> GOAL OF THE EXERCISE: Reproduce every line in the listing that contains the word "size".

> DATA EXCERPT:
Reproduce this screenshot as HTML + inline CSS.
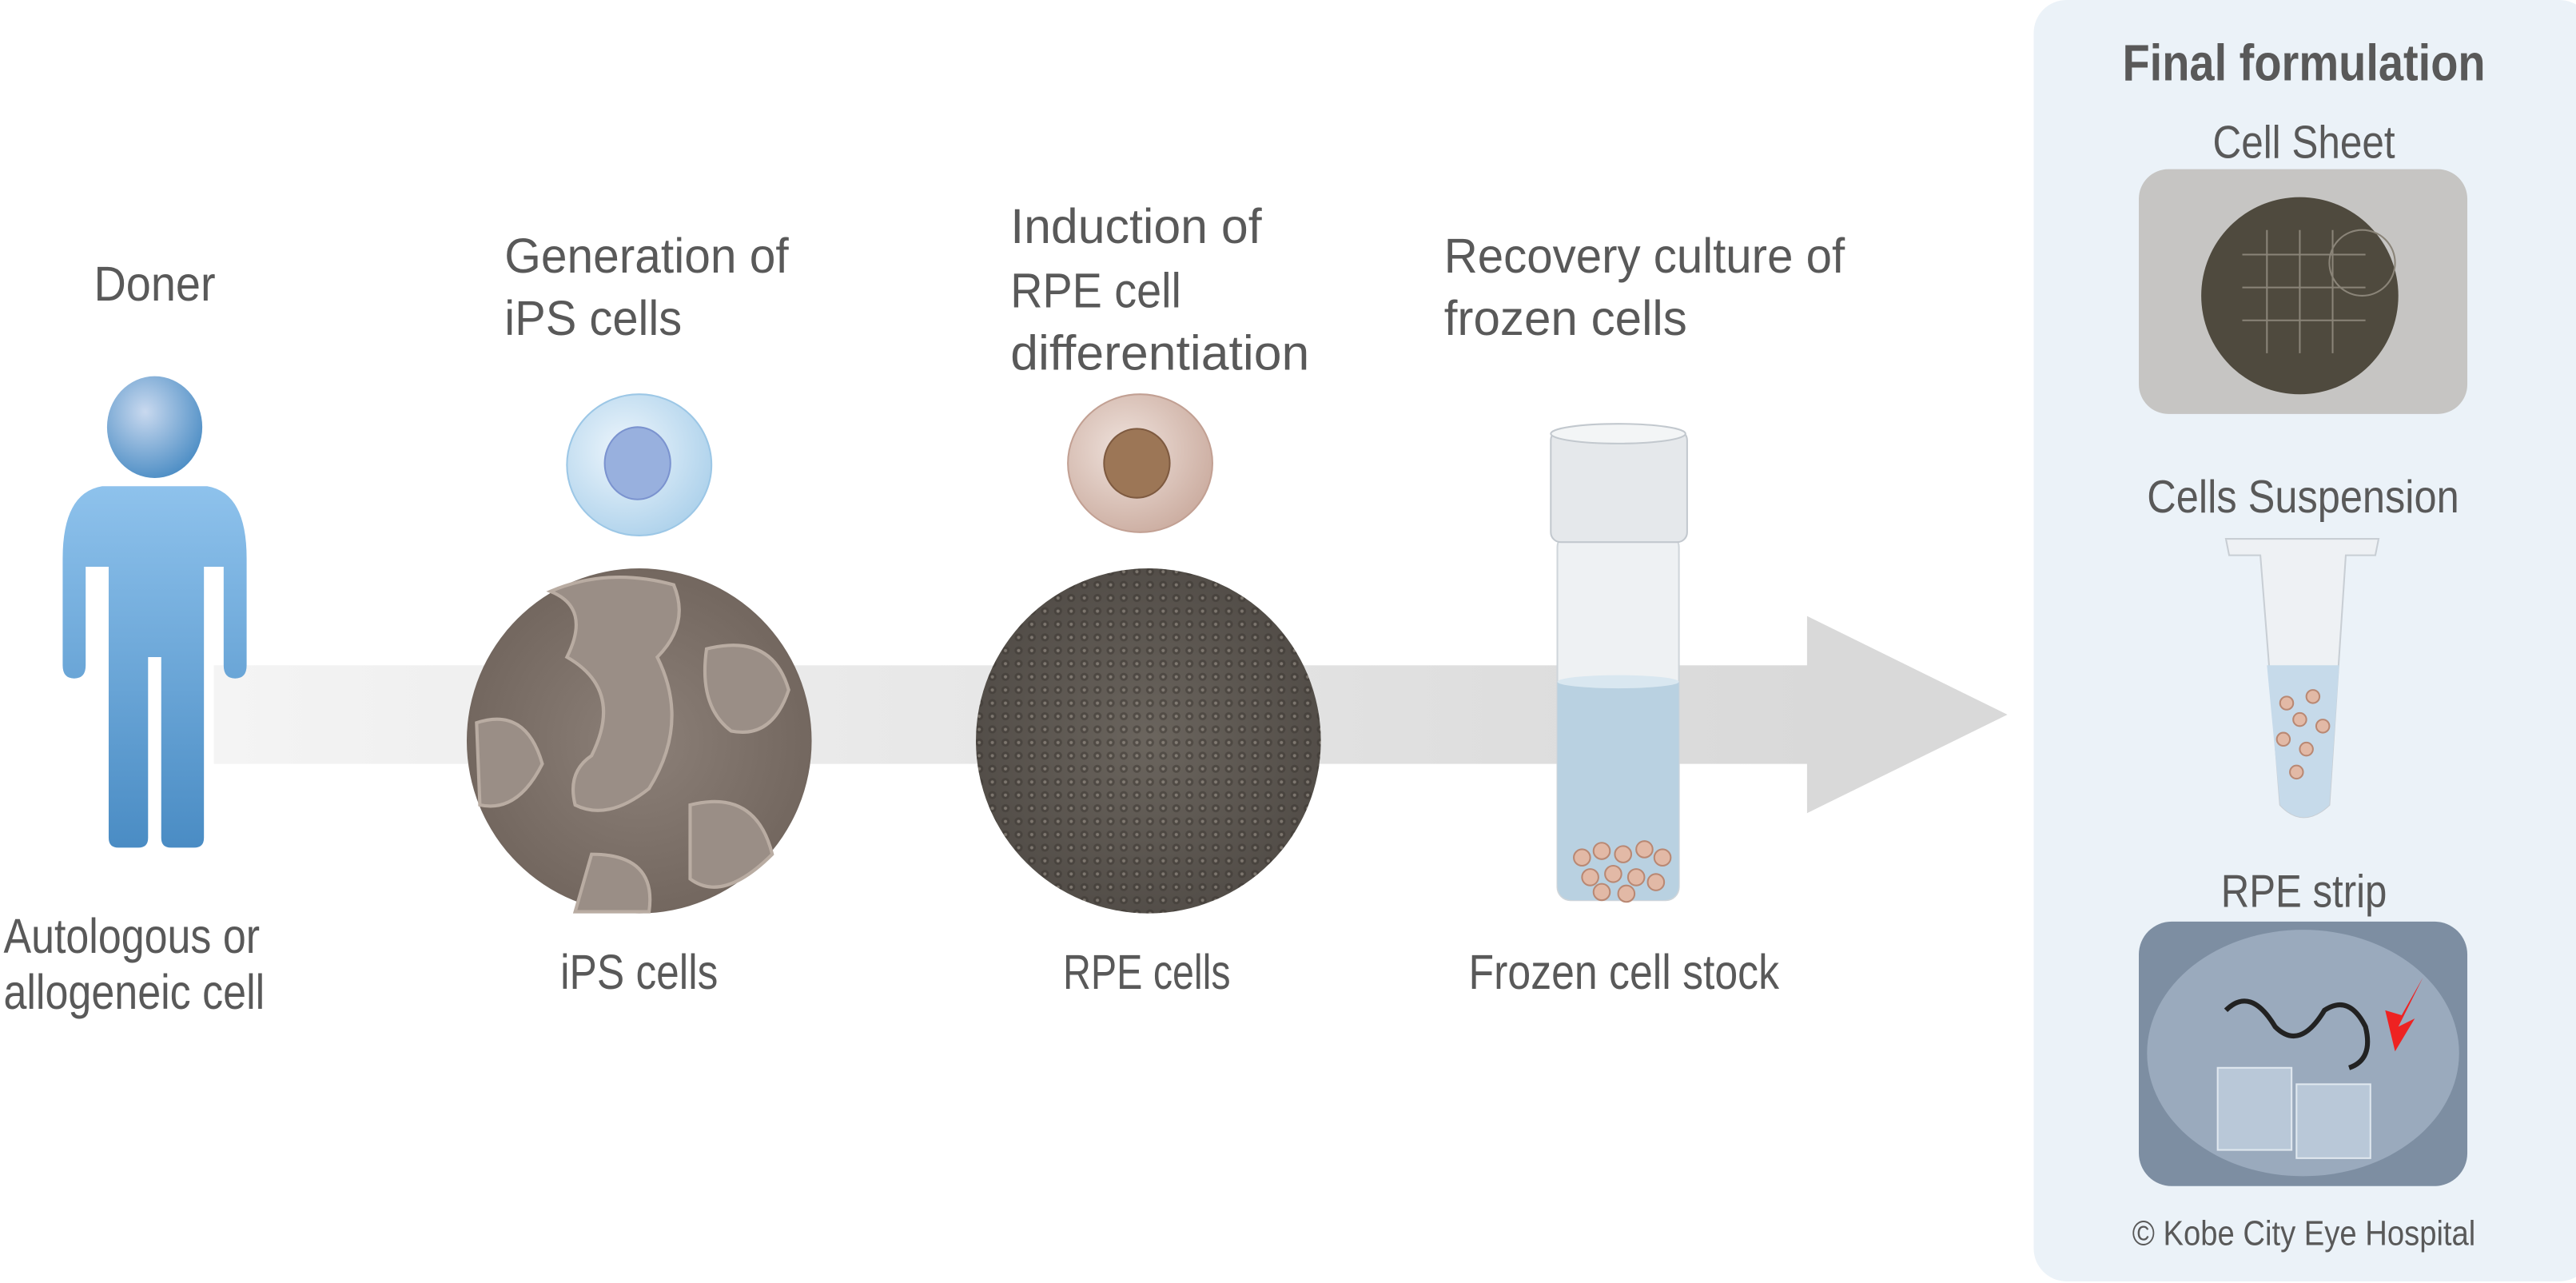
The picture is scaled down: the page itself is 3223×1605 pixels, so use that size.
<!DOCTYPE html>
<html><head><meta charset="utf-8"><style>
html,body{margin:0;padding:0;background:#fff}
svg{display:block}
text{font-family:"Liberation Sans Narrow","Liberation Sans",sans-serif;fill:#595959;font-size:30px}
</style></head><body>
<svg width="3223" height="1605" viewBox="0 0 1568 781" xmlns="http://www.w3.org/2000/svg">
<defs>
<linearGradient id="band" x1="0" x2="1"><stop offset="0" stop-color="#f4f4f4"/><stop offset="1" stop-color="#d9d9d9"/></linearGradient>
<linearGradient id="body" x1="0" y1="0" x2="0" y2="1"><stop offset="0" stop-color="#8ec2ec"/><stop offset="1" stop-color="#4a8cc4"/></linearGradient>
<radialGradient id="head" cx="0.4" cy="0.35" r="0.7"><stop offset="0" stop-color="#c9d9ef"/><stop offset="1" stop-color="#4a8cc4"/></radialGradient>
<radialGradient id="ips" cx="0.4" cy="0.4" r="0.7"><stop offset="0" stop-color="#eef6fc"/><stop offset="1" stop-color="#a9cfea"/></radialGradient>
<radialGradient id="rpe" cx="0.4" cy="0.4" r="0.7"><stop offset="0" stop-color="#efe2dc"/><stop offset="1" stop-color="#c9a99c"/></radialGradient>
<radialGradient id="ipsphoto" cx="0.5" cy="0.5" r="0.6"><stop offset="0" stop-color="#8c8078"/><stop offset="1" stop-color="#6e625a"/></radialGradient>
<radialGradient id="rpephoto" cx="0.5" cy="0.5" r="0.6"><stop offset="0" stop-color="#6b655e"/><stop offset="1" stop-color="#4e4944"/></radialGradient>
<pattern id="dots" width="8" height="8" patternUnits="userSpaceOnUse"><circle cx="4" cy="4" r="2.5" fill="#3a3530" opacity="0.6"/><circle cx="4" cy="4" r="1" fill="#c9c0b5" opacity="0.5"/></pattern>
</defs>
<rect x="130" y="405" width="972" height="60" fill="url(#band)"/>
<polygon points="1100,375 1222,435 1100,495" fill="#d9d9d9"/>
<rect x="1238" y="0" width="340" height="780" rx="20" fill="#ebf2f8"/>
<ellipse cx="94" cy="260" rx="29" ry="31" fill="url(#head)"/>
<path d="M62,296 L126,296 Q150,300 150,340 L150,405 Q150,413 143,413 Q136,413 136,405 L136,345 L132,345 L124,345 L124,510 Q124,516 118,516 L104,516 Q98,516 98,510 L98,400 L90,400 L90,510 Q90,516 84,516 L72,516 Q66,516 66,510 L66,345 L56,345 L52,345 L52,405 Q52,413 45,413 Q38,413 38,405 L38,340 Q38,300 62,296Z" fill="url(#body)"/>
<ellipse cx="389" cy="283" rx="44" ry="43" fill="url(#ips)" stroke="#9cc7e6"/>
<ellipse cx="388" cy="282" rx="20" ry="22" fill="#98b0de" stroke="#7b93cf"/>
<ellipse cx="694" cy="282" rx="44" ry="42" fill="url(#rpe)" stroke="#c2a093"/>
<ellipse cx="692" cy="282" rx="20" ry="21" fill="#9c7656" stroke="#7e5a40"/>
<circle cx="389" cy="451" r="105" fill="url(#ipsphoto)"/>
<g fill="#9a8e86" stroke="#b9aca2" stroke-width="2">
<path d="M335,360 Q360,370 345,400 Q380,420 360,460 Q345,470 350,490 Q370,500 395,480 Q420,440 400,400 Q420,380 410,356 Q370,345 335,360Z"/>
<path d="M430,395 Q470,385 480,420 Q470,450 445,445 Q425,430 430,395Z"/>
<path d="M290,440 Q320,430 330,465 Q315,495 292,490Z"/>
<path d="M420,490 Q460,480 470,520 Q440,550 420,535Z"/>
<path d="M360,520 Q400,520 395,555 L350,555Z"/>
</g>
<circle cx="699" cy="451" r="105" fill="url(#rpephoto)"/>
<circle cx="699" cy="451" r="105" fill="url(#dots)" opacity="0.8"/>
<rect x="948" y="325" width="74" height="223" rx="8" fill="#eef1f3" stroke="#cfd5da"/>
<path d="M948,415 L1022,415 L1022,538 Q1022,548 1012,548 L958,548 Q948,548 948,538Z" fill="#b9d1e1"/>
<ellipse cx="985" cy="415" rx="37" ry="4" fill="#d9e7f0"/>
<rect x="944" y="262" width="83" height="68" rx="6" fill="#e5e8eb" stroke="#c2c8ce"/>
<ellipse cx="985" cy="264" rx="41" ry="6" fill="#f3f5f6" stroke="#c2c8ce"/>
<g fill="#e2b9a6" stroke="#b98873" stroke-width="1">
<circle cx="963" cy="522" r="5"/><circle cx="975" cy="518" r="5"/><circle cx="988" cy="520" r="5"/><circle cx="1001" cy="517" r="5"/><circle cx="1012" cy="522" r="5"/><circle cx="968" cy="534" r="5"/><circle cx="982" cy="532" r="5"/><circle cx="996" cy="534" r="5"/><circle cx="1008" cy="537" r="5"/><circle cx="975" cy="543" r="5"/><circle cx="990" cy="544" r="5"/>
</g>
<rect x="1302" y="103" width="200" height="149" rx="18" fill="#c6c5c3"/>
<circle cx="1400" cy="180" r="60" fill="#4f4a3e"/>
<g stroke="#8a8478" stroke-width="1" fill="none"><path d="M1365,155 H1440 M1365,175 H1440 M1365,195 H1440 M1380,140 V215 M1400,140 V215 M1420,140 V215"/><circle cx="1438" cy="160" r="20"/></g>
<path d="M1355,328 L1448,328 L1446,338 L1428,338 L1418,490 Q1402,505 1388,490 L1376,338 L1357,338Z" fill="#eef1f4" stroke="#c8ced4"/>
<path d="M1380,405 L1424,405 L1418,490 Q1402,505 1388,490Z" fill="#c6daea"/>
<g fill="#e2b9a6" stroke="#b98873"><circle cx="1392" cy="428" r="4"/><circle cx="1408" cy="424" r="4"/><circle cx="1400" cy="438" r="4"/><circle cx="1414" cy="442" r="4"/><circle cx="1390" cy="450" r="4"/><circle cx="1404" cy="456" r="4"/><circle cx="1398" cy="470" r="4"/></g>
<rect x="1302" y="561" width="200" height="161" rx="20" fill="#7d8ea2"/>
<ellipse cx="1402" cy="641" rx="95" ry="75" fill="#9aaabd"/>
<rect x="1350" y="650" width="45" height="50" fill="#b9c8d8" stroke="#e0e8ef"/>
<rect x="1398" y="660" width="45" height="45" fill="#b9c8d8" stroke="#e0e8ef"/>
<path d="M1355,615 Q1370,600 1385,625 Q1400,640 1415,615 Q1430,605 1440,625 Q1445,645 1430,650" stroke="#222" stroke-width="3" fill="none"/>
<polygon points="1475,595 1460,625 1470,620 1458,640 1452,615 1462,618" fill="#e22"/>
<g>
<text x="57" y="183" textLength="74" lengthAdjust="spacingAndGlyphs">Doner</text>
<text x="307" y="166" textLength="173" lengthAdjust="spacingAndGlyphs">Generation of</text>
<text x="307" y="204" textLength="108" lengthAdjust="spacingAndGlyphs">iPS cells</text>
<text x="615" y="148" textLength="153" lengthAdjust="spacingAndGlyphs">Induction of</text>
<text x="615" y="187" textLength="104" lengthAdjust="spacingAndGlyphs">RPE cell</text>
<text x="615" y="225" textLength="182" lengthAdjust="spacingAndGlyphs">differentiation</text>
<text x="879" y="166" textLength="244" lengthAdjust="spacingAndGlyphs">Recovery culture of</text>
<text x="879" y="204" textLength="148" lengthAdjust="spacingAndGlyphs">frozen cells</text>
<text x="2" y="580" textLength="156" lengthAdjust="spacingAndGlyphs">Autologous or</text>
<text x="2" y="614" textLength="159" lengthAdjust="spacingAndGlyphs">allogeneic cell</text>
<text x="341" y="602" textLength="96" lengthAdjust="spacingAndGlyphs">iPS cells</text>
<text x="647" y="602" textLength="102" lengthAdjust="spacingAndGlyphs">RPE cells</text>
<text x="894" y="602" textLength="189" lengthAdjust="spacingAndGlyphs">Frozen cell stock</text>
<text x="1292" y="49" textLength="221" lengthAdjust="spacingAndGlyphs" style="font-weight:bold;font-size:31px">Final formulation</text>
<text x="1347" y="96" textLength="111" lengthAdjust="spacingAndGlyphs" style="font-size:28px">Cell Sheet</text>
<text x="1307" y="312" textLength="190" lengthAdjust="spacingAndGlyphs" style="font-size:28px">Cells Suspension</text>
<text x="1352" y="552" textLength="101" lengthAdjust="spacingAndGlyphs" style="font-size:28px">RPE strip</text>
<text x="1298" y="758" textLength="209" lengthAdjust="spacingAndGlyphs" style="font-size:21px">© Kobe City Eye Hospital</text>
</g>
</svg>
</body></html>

> WRITTEN RESPONSE:
The picture is scaled down: the page itself is 3223×1605 pixels, so use that size.
text{font-family:"Liberation Sans Narrow","Liberation Sans",sans-serif;fill:#595959;font-size:30px}
<text x="1292" y="49" textLength="221" lengthAdjust="spacingAndGlyphs" style="font-weight:bold;font-size:31px">Final formulation</text>
<text x="1347" y="96" textLength="111" lengthAdjust="spacingAndGlyphs" style="font-size:28px">Cell Sheet</text>
<text x="1307" y="312" textLength="190" lengthAdjust="spacingAndGlyphs" style="font-size:28px">Cells Suspension</text>
<text x="1352" y="552" textLength="101" lengthAdjust="spacingAndGlyphs" style="font-size:28px">RPE strip</text>
<text x="1298" y="758" textLength="209" lengthAdjust="spacingAndGlyphs" style="font-size:21px">© Kobe City Eye Hospital</text>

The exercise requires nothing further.